I’ve addressed this indirectly before, but it
merits revisiting. Ever been in a
discussion or debate on a topic, and the other party responses to your position
with, ‘but not always’?
I find that infuriating, right up there with
‘it is what it is’. Of course no
situation ever repeats itself exactly the same way all of the time, just as no
concept is perfect and encompasses all things, as life demonstrates; it is just
so self-evident a blinding flash of the obvious that it’s painful to respond. I
would so much rather just a moment of fresh, spontaneous honesty. Something
like, “you know I’m finished talking about this”. Sure as shooting we all have the right to our
opinions, even those ill-informed ones.
Yet, some continue to engage when they’ve little interest in informing
or educating one another on the finer points of a topic; even when it is obvious
that neither one is qualify as an ‘expert’ in a field of discussion. No, they want to be right; even at the cost
of resorting to meaningless propositions.
So then, why bother?
Like all great meatloaf recipes, there are
many contributing ingredients.

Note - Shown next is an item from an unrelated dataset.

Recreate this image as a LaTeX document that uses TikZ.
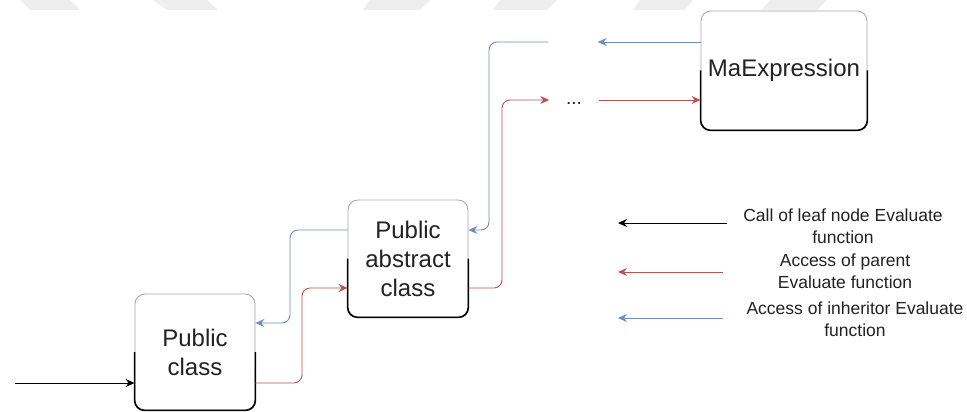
\documentclass[tikz,border=0pt]{standalone}
\usepackage{fontspec}
\setmainfont{Liberation Sans}
\usetikzlibrary{arrows.meta}
\definecolor{bluel}{HTML}{6C8EBF}
\definecolor{redl}{HTML}{B85450}
\definecolor{txt}{HTML}{222222}
\definecolor{band}{HTML}{EEEEEE}
\tikzset{
  classbox/.style={draw=black!35, line width=0.8pt, fill=white, rounded corners=10pt,
    align=center, inner sep=0pt, text=txt, font=\fontsize{24}{29}\selectfont},
  lowerrim/.style={draw=black, line width=1.6pt, rounded corners=10pt},
  tip/.style={-{Stealth[length=9pt,width=8pt,inset=3pt]}},
  wire/.style={line width=0.9pt, rounded corners=8pt},
  bluewire/.style={wire, tip, draw=bluel},
  redwire/.style={wire, tip, draw=redl},
  blackwire/.style={wire, tip, draw=black},
  legendtext/.style={align=center, text=txt, inner sep=0pt, font=\fontsize{17.5}{22}\selectfont},
  slot/.style={inner sep=0pt, minimum width=49pt, minimum height=14pt, text=txt,
    font=\fontsize{19}{22}\selectfont}
}
\begin{document}
\begin{tikzpicture}[x=1pt,y=-1pt]
\useasboundingbox (0,0) rectangle (967,412);

% light band along the top edge
\foreach \a/\b/\c/\d in {20/70/80/30, 153/207/218/167, 370/430/420/363,
                          500/557/547/493, 640/693/685/633, 770/827/817/762}
  \fill[band] (\a,0) -- (\b,0) -- (\c,10) -- (\d,10) -- cycle;

% classes
\node[classbox, minimum width=120pt, minimum height=116pt] (pc) at (195,352) {Public\\class};
\node[classbox, minimum width=120pt, minimum height=117pt] (pac) at (408,258.5) {Public\\abstract\\class};
\node[classbox, minimum width=166pt, minimum height=119pt] (ma) at (784,70.5) {MaExpression};
\foreach \n in {pc,pac,ma}
  \draw[lowerrim] (\n.west) |- (\n.south) -| (\n.east);

% intermediate levels
\node[slot, anchor=base] (dots) at (574,104) {...};
\node[slot] (gap) at (573,42) {};

% entry call
\coordinate (entry) at (15,383);
\draw[blackwire] (entry) -- (entry -| pc.west);

% parent access chain
\draw[redwire] (pc.east |- 0,383) -| (302,288) -- (pac.west |- 0,288);
\draw[redwire] (pac.east |- 0,288) -| (502,100) -- (dots.west |- 0,100);
\draw[redwire] (dots.east |- 0,100) -- (ma.west |- 0,100);

% inheritor access chain
\draw[bluewire] (ma.west |- 0,42) -- (gap.east);
\draw[bluewire] (gap.west) -| (489,230) -- (pac.east |- 0,230);
\draw[bluewire] (pac.west |- 0,230) -| (290,323) -- (pc.east |- 0,323);

% legend
\coordinate (k1) at (727,223); \coordinate (k1e) at (618,223);
\coordinate (k2) at (723,272); \coordinate (k2e) at (618,272);
\coordinate (k3) at (723,318); \coordinate (k3e) at (618,318);
\draw[blackwire] (k1) -- (k1e);
\draw[redwire] (k2) -- (k2e);
\draw[bluewire] (k3) -- (k3e);
\node[legendtext] (l1) at (843,226) {Call of leaf node Evaluate\\function};
\node[legendtext] (l2) at (845,271) {Access of parent\\Evaluate function};
\node[legendtext] (l3) at (855,319) {Access of inheritor Evaluate\\function};
\end{tikzpicture}
\end{document}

In the
forefront is a rather simple formula that goes:
We draw meaning from our experience and so we equate our truth to mean
good, and everything that does not agree as bad. So, we have a personal investment in proving
our opinions as right.
I’ve
mentioned social dissonance before, but that body guard for the constructed
self, (our ego) is the culprit….again.
And it has a very profoundly simple work ethic. When something conflicts with what is believed
as right (as in the above), then the objection is either (1) dismissed as
untrue, unimportant, irrelevant to the world as it is known (and worse, the
person who thinks that does not deserve respect either), or (2) is ignored
entirely as pure fabricated fantasy to trip you up by a jealous and petty
competitor, (who does not deserve respect). Then lastly, (3) on the outrageous
possibility that just maybe some of what is being told that conflicts with what
you are certain is true, but somehow through magic or mysticism happens to become
true, in another reality perhaps, some day, then you’ll spend time later
considering modifying your understanding
on your complete and absolute comprehension of the topic at hand (even if
you’re sure doing so will only prove you are right and that the other person has
needlessly scared you and so doesn’t deserve any respect what-so-ever). In so
many words, retreat, delay, and save face from the unknown because it might
hold scary things you really prefer to not know anything about.
On the
path of maturation we all discovery sooner or later that we rely on other
people for a host of things. Services
that we cannot perform for ourselves; or tricks and techniques we can learn and
use to obtain other things we want. We
realize we need them; and in that moment we also realize that we have to figure
out ways to keep them friendly (helpful) to our cause, (us)…the continued
success of self.
So this
is a two pronged enlightenment. (1) we realize we are inadequate to provide for
our every need. (2) We must develop skills of cooperation with those who can
help us. Now the really sad part of the
first conclusion is that we are so very prone to assess ignorance as
inferiority. And that really is an
unfortunate assessment left unchecked.
Because it invites insecurity and low self assessment that leads to
worthiness and deserving issues and before you know it everything is going awry
and there’s a very messed up human being electing to be inauthentic in order to
hid from punishment. This fear paves the
way to violate who they are for the sake of being accepted and approved
of. There’s a saying that goes: “The psychological need to believe that
others take you as seriously as you take yourself has no particular negative
aspect; as psychological needs go. But we should always remember that having a
deep need for anything from other people makes us easy pickings” When we practice compromising who we actually
are, we are on that slippery slope of ever seeking someone to tell us what to
do, how to do it, and the worst of it is, remaining fearful if subjective expectations are not met. As if that isn’t sad enough, we then convince
ourselves that doing so is reasonable and defend the practice. From there on in, we’re too busy guarding our
masquerade with empty meaningless epitaphs that challenges facts in order to
keep our sacred and sanctified belief of knowing what the truth is, in all things, and always. And some say there is no hell.